Parameters:: mu (ndarray[tuple[Any, ...], dtype[_ScalarT]])
Return type:: ndarray[tuple[Any, …], dtype[_ScalarT]]

initialize(y)[source]¶

Initialize μ from y for IRLS starting values.

Must return values in the valid range for the link function.

Parameters:: y (ndarray[tuple[Any, ...], dtype[_ScalarT]])
Return type:: ndarray[tuple[Any, …], dtype[_ScalarT]]

deviance(y, mu, wt)[source]¶

Compute total deviance: 2 * Σ wt_i * d(y_i, μ_i).

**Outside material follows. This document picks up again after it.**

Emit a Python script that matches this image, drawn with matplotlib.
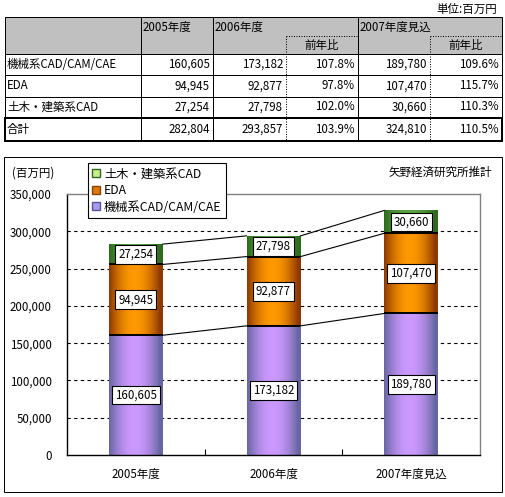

The deviance is twice the difference between the saturated log-likelihood and the model log-likelihood.

Parameters:

y (ndarray[tuple[Any, ...], dtype[_ScalarT]])
mu (ndarray[tuple[Any, ...], dtype[_ScalarT]])
wt (ndarray[tuple[Any, ...], dtype[_ScalarT]])

Return type:

float

log_likelihood(y, mu, wt, dispersion)[source]¶

Compute the log-likelihood for AIC.

This must match R’s family$aic() / (-2) for consistency.

Parameters:

y (ndarray[tuple[Any, ...], dtype[_ScalarT]])
mu (ndarray[tuple[Any, ...], dtype[_ScalarT]])
wt (ndarray[tuple[Any, ...], dtype[_ScalarT]])
dispersion (float)

Return type:

float

property dispersion_is_fixed: bool¶

Whether the dispersion parameter is known a priori.

True for Binomial (φ=1) and Poisson (φ=1). False for Gaussian (φ=σ² estimated from data).